For decades, software engineering has been obsessed with the concept of the "Single Source of Truth." We believed that if we could only capture the requirements perfectly—in a PRD, a Figma file, or a Swagger doc—the implementation would naturally follow.
But documents are static. Code is fluid. In the gap between the two lies the most expensive part of building software: the maintenance of alignment. We don't need better documents; we need a better way to describe intent through change.
The Artifact of Intent
At ribo.dev, we've moved away from the monolithic specification. Instead, we use what we call "Intent Artifacts." These aren't descriptions of what the system is, but rather instructions for how the system should evolve.
intent UserAuthentication {
delta (v1 -> v2) {
append field "mfa_enabled" boolean default(false);
enforce policy "session_length < 24h";
notify on_failure(security_team, "slack");
}
constraint security {
level: "strict";
provider: @auth0;
}
}
The snippet above doesn't just define a user; it defines the delta. It records the evolution of the system's state. When a developer or an AI looks at this, they aren't just seeing a snapshot; they are seeing the trajectory.

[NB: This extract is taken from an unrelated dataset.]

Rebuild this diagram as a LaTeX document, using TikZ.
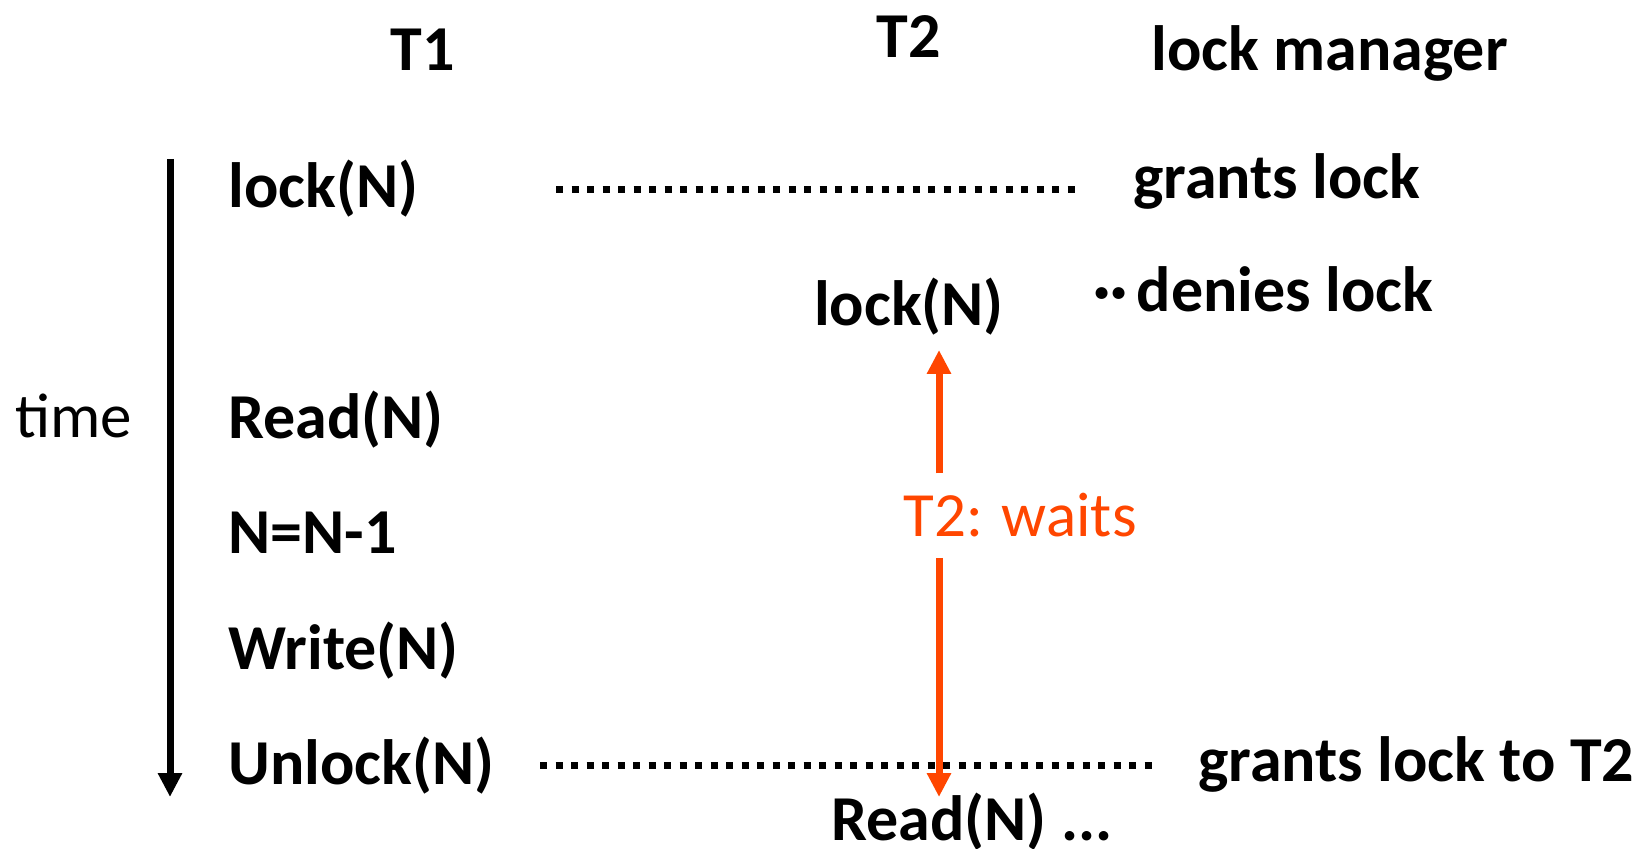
\documentclass[tikz,border=0pt]{standalone}
\usepackage{fontspec}
\setmainfont{Carlito}
\usetikzlibrary{arrows.meta}
\definecolor{waitorange}{RGB}{255,70,0}

\begin{document}
\begin{tikzpicture}[x=0.5pt,y=-0.5pt,
   lbl/.style={inner sep=0pt,font=\fontsize{32}{38}\selectfont\bfseries},
   plain/.style={inner sep=0pt,font=\fontsize{31.5}{38}\selectfont},
   axisline/.style={line width=3.5pt,-{Triangle[width=11.5pt,length=12pt]}},
   msgline/.style={line width=3.5pt,dash pattern=on 3.5pt off 4.25pt},
   waitline/.style={waitorange,line width=3.5pt,-{Triangle[width=11.5pt,length=12pt]}}]
   \useasboundingbox (0,0) rectangle (1639,849);
   \node[lbl,anchor=base] (hdrA) at (423,71) {T1};
   \node[lbl,anchor=base] (hdrB) at (909,58) {T2};
   \node[lbl,anchor=base west] (hdrM) at (1151,71) {lock manager};
   \node[lbl,anchor=base west] (aLock) at (228,208) {lock(N)};
   \node[lbl,anchor=base west] (aRead) at (228,439) {Read(N)};
   \node[lbl,anchor=base west] (aDec) at (228,554) {N=N-1};
   \node[lbl,anchor=base west] (aWrite) at (228,669) {Write(N)};
   \node[lbl,anchor=base west] (aUnlock) at (228,784) {Unlock(N)};
   \node[lbl,anchor=base] (bLock) at (909,326) {lock(N)};
   \node[lbl,anchor=base west] (bRead) at (831,840) {Read(N) ...};
   \node[lbl,anchor=base west] (mGrant) at (1133,199) {grants lock};
   \node[lbl,anchor=base west] (mDeny) at (1093,312) {··\hspace{4.5pt}denies lock};
   \node[lbl,anchor=base west] (mGrantB) at (1198,782) {grants lock to T2};
   \node[plain,anchor=base west] (tLbl) at (15,438) {time};
   \node[plain,anchor=base west,text=waitorange,inner ysep=10pt] (waits) at (903,537) {T2: waits};
   \coordinate (tTop) at (170,159);
   \coordinate (tBot) at (170,797);
   \draw[axisline] (tTop) -- (tBot);
   \coordinate (wTop) at (939,350);
   \coordinate (wBot) at (939,797);
   \draw[waitline] (waits.north -| wTop) -- (wTop);
   \draw[waitline] (waits.south -| wTop) -- (wBot);
   \coordinate (gA) at (556,190);
   \coordinate (gB) at (1075,190);
   \draw[msgline] (gA) -- (gB);
   \coordinate (uA) at (540,765);
   \coordinate (uB) at (1155,765);
   \draw[msgline] (uA) -- (uB);
\end{tikzpicture}
\end{document}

"The value of engineering isn't in the lines of code written, but in the clarity of the decisions preserved."
Killing the Synchronous Workflow
The document-first approach creates a waterfall—even in "agile" teams. Designer hands to Developer. Developer hands to QA. Each handoff is a lossy compression of intent. By focusing on the delta, we treat the evolution of a feature as a continuous stream of verified changes.